Task to carry out: Exactly the lines from the one with "Output the Python" through the one with "chuva_2014 = [80, 152, 114, 270, 29, 34, 78]", inclusive, are to be repeated, and the pictures are not.

Records supplied:
══════

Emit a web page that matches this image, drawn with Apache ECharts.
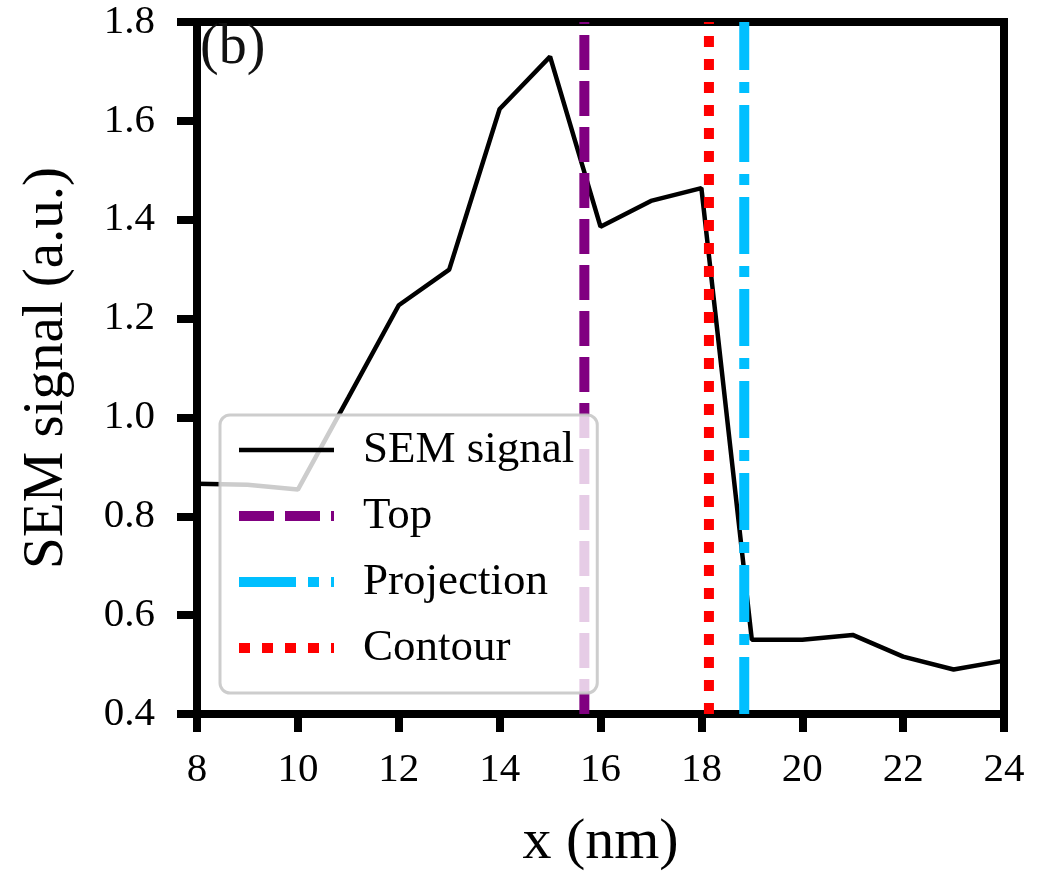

══════

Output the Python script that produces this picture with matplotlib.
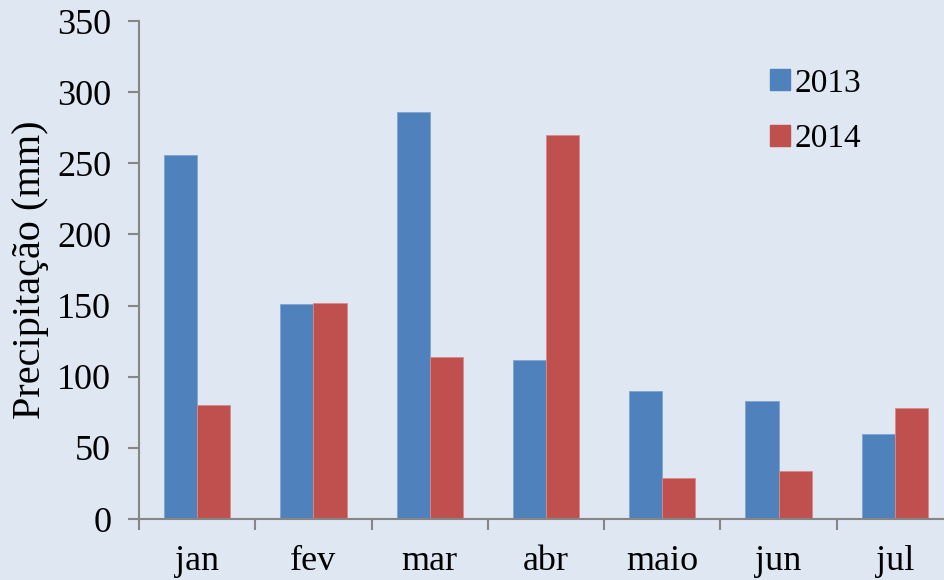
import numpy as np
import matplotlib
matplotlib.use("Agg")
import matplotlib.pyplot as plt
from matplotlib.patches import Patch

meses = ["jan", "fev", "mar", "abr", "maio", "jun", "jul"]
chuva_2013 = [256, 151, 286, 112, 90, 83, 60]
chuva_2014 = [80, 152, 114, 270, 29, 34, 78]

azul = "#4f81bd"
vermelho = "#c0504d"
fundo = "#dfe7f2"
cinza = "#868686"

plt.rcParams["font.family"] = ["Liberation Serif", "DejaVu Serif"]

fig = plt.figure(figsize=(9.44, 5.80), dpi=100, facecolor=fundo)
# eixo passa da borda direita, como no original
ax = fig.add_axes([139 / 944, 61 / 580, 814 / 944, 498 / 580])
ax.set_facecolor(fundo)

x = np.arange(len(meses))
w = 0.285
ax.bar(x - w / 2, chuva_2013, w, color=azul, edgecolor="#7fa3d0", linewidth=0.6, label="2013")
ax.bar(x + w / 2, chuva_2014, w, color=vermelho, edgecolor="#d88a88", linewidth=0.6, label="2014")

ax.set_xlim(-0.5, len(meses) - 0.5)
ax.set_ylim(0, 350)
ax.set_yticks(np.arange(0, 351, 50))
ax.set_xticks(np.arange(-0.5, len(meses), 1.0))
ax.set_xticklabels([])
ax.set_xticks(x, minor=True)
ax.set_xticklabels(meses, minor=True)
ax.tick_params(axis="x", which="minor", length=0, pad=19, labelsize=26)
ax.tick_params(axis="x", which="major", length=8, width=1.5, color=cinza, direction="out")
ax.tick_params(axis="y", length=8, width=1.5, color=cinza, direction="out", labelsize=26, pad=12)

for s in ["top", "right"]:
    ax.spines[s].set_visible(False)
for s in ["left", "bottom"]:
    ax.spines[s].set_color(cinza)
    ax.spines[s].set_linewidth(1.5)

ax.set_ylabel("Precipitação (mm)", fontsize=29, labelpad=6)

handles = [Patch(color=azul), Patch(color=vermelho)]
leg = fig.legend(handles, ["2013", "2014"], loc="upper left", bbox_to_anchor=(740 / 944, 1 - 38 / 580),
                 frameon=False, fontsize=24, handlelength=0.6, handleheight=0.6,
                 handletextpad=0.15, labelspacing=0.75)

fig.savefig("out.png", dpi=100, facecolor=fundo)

══════

Exercise output:
Output the Python script that produces this picture with matplotlib.
import numpy as np
import matplotlib
matplotlib.use("Agg")
import matplotlib.pyplot as plt
from matplotlib.patches import Patch

meses = ["jan", "fev", "mar", "abr", "maio", "jun", "jul"]
chuva_2013 = [256, 151, 286, 112, 90, 83, 60]
chuva_2014 = [80, 152, 114, 270, 29, 34, 78]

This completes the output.